Not everything that differed was drift. Both branches made valid design choices in areas the intent artifact didn't constrain:

UI layout: sidebar-based notes list vs split-pane. The artifact said nothing about navigation patterns.
Visual styling: different color schemes, typography, spacing. "Clean modern UI" leaves room for interpretation.
State management: different approaches to DOM manipulation. The artifact specified performance targets, not technology.

These are healthy differences. The artifact correctly left room for implementation freedom here.

Result

The hypothesis held — and the result was sharper than expected.

The intent-driven implementation preserved both todo features and markdown capability. The prompt-only implementation preserved markdown but explicitly failed to build real todo functionality.

The interesting part isn't that the intent-driven version was "better." It's that the prompt-only version was internally coherent. It worked. It looked polished. It just wasn't the product that was asked for. And the agent knew exactly why: it followed its own plan instead of the prompt.

Intent discovery prevented the coding agent from silently replacing the requested product with a different but internally coherent implementation plan.

Principle

Without an explicit intent artifact, coding agents may replace the original product concept with their own intermediate implementation framing and then execute that reframing consistently.

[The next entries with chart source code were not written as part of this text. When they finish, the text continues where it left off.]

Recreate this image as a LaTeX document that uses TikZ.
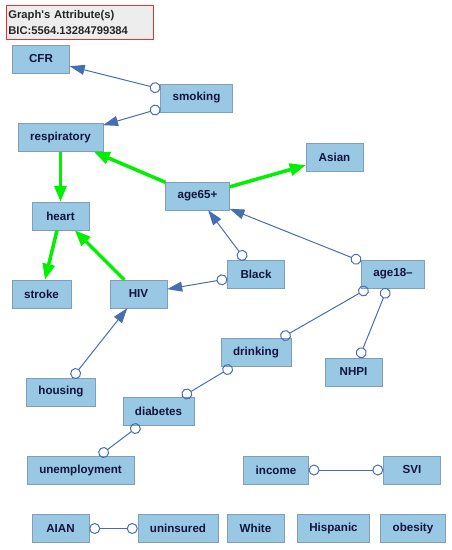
\documentclass[tikz,border=0pt]{standalone}
\usepackage{fontspec}
\setmainfont{Liberation Sans}[Ligatures=TeXOff]
\usepackage{xcolor}
\usepackage{tikz}
\usetikzlibrary{arrows.meta}
\definecolor{varfill}{RGB}{152,200,228}
\definecolor{varline}{RGB}{130,158,182}
\definecolor{vartext}{RGB}{20,20,60}
\definecolor{edgeblue}{RGB}{72,110,178}
\definecolor{edgegreen}{RGB}{0,240,0}
\definecolor{boxred}{RGB}{232,50,50}
\tikzset{
  causal/.style={
    draw=edgegreen,
    line width=3.5pt,
    -{Triangle[length=16pt, width=12pt]}
  },
  partial/.style={
    draw=edgeblue,
    line width=1pt,
    {Circle[open, length=11pt, width=11pt]}-{Triangle[length=15pt, width=10pt]}
  },
  nondir/.style={
    draw=edgeblue,
    line width=1pt,
    {Circle[open, length=11pt, width=11pt]}-{Circle[open, length=11pt, width=11pt]}
  }
}

\begin{document}
\begin{tikzpicture}[x=1pt, y=-1pt, every node/.style={draw=varline, fill=varfill, text=vartext, font=\bfseries\fontsize{11.6}{13}\selectfont, minimum width=57pt, minimum height=28pt, inner xsep=12pt, inner ysep=0pt}]
\useasboundingbox (0,0) rectangle (452,550);
\node[draw=boxred, fill=black!7, text=black!85, line width=0.8pt, anchor=north west, align=left, text width=143pt, inner xsep=2pt, minimum height=34pt, font=\bfseries\fontsize{11.2}{15.5}\selectfont] (Attr) at (6,5) {Graph's Attribute(s)\\BIC:5564.13284799384};
\node (CFR)   at (41,59)     {CFR};
\node (Smok)  at (196.5,98)  {smoking};
\node (Resp)  at (60.5,137.5) {respiratory};
\node (Asian) at (334.5,157) {Asian};
\node (Age65) at (197.5,196) {age65+};
\node (Heart) at (60.5,216)  {heart};
\node (Black) at (256,274)   {Black};
\node (Age18) at (393,274)   {age18–};
\node (Strk)  at (41.5,294)  {stroke};
\node (HIV)   at (138.5,294) {HIV};
\node (Drink) at (256,352.5) {drinking};
\node (NHPI)  at (353.5,372) {NHPI};
\node (Hous)  at (61,392)    {housing};
\node (Diab)  at (158.5,411) {diabetes};
\node (Unemp) at (80.5,470)  {unemployment};
\node (Inc)   at (276,470)   {income};
\node (SVI)   at (412,470)   {SVI};
\node (AIAN)  at (60.5,528.5) {AIAN};
\node (Unins) at (178,528.5) {uninsured};
\node (White) at (255.5,528.5) {White};
\node (Hisp)  at (333.5,528.5) {Hispanic};
\node (Obes)  at (413,528.5) {obesity};

\path (Smok)  edge[partial] (CFR)
              edge[partial] (Resp)
      (Age65) edge[causal] (Resp)
              edge[causal] (Asian)
      (Resp)  edge[causal] (Heart)
      (Heart) edge[causal] (Strk)
      (HIV)   edge[causal] (Heart)
      (Black) edge[partial] (Age65)
              edge[partial] (HIV)
      (Age18) edge[partial] (Age65)
      (Hous)  edge[partial] (HIV);

\path (Age18) edge[nondir] (Drink)
              edge[nondir] (NHPI)
      (Drink) edge[nondir] (Diab)
      (Diab)  edge[nondir] (Unemp)
      (Inc)   edge[nondir] (SVI)
      (AIAN)  edge[nondir] (Unins);
\end{tikzpicture}
\end{document}
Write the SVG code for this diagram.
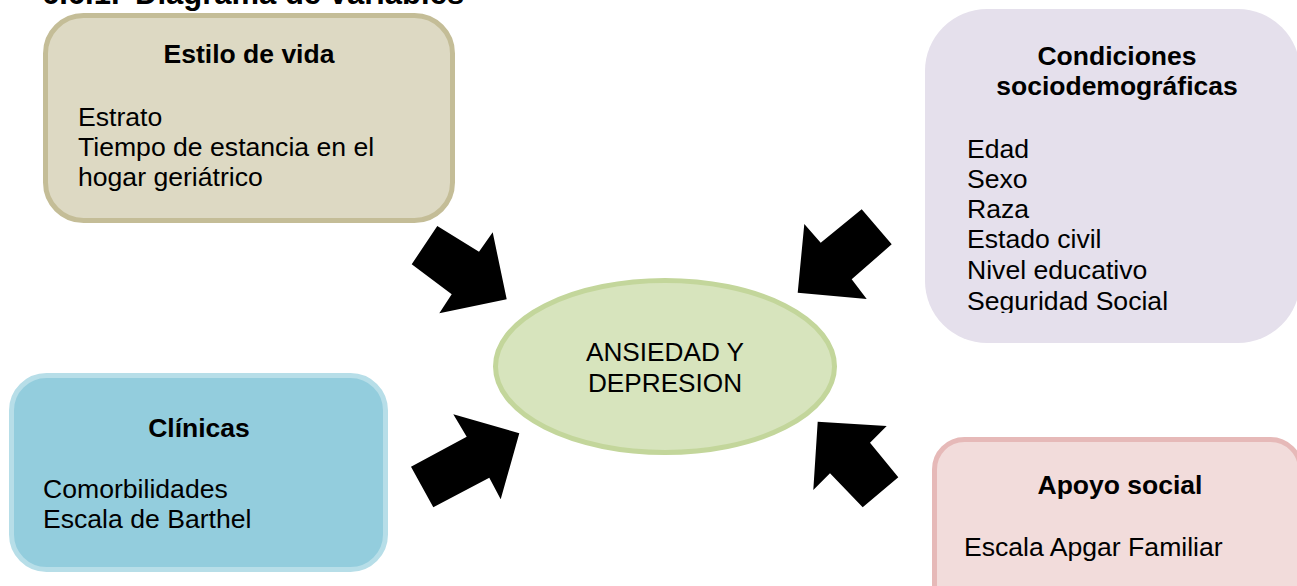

The practical corollary: intent artifacts don't just reduce ambiguity. They protect the original product center of gravity from being overwritten during planning.

Follow-Up

Does this pattern repeat with simpler prompts that have only one plausible anchor?
What about workflow apps with strong state transitions, where the "center" is harder to reframe?
Security-sensitive features with trust-boundary constraints — does plan substitution happen there too?

The intent format itself might benefit from explicitly representing primary product concept, mandatory supporting capabilities, and optional capabilities — making it structurally harder to demote a mandatory capability.

Limitations

Both branches used the same model family. Model-specific tendencies may have shaped both outputs.
The intent-driven branch received more structured input, so the improvement could partly reflect context volume rather than intent structure.
Performance claims (sub-100ms response times) come from reading the code, not from benchmarks.
Single run per branch. A different run might produce a different plan substitution pattern — or none at all.
The comparison was written knowing both branches existed, which could introduce framing bias.